The group’s Freedom and Justice Party captured about 47 per cent of the parliamentary seats, the largest bloc. The Nour party, another Islamist party with a puritan agenda, came second with 25 per cent of the seats.

“I feel very proud,” said another Muslim Sister, Soad Arafa, an administrator of a religious school in Alexandria. “Women have been given a chance to participate in this great struggle,” she said.

Both women joined the Islamist organization 22 years ago. Dr. Hamed, now 48, was at college; Ms. Arafa, 42, was just out of high school.

Dressed in almost identical green hijabs and robes, the two women tried to dispel the notion that non-observant or non-Islamic women have anything to fear from the Islamists. There is no plan to impose modest dress or hair covering on other women, nor to ban alcohol or public displays of affection, as often reported, they said.

“It was convenient for the former regime to portray all Islamists as extremists,” said Ms. Arafa, explaining how Egyptians came to fear the Muslim Brothers. In this, she said, they were “helped by the media” and by “a few extremists” found mostly among the puritan Salafists.

Sahar el-Maguey, an Egyptian novelist, professor and feminist, hates the term sisterhood. “It’s an example of the patriarchal system” by which these Islamist movements are ruled, she explained. Ms. Maguey also is concerned that their economic agenda is “the same as Gamal Mubarak’s,” a reference to the son of the former president who brought in a wave of reforms to liberalize the economy. “They call for lots of wealth being generated and nothing for social justice,” she said.

With Islamists so firmly in control of the parliament, Ms. Sami worries that education, desperately in need of modernization, will only continue with learning by rote and too great an emphasis on the Koran.

Though, she admits, even the Salafists aren’t sounding as bad as many people feared.

“They all sound moderate now,” said Dina Mohamed, Egypt’s pre-eminent belly-dancer. “But wait for eight years and see what they sound like then,” she said before her Thursday night performance at the Semiramis Hotel. She was referring to the potential of two four-year terms with the Islamists controlling parliament.

Ms.
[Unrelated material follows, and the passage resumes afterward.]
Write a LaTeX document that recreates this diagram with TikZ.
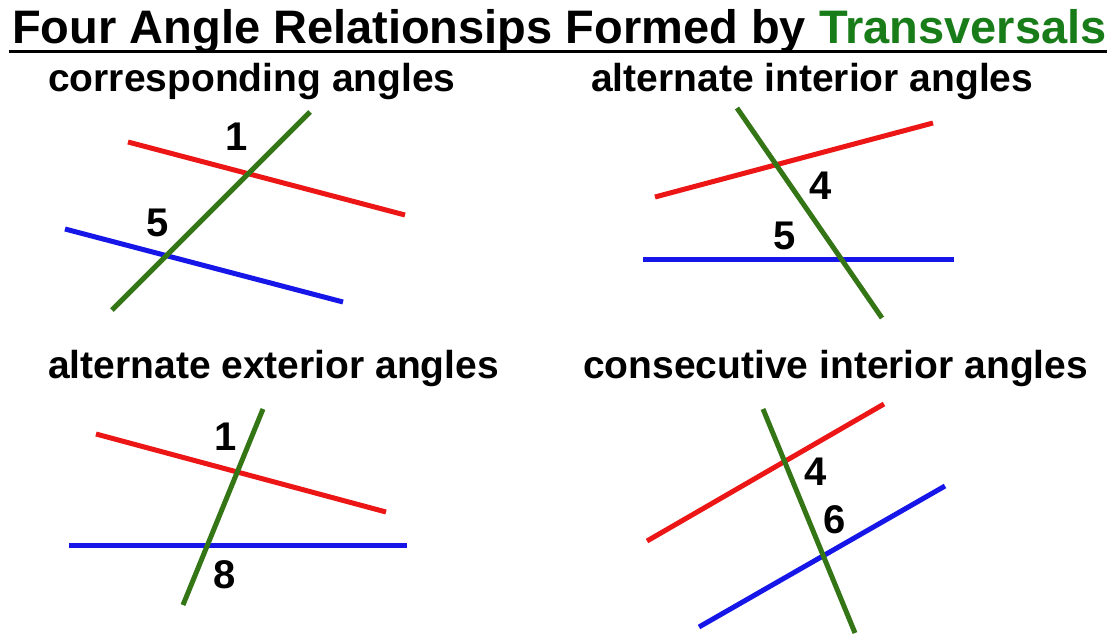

Mohamed said she was not worried the Islamists might put her job in jeopardy any time soon. “They have a lot of work to do before getting down to what women wear or not wear,” she said, citing the dreadful state of the economy and the absence of tourism.

“I think the transition is worse than the Mubarak regime,” said Ms. Kamel, the presidential candidate, “especially violence against women.”

The worst example of that was captured on video one night in December when police stripped a woman down to her blue bra and dragged her into custody.

The woman has never stepped forward and identified herself, but she made her mark.

“She exposed them,” said Ms. Torky, the young Islamist, referring to the security forces.

They’re doing these horrible things “because they fear women advancing,” said Ms. Maguey, the novelist. “It challenges their manhood.”

Indeed, patriarchy is the next frontier in Egypt. And it’s a big problem. It lies behind honour killings, behind enforcement of customs that keep women hidden, behind domestic violence.

“One year is not enough time to change a population of 80 million,” said Ms. Sami.

“It will take another revolution,” said Ms. Torky, appearing eager for the battle.

“It’s a good time to be an Egyptian woman,” she concluded, “but there’s a lot of work to be done.”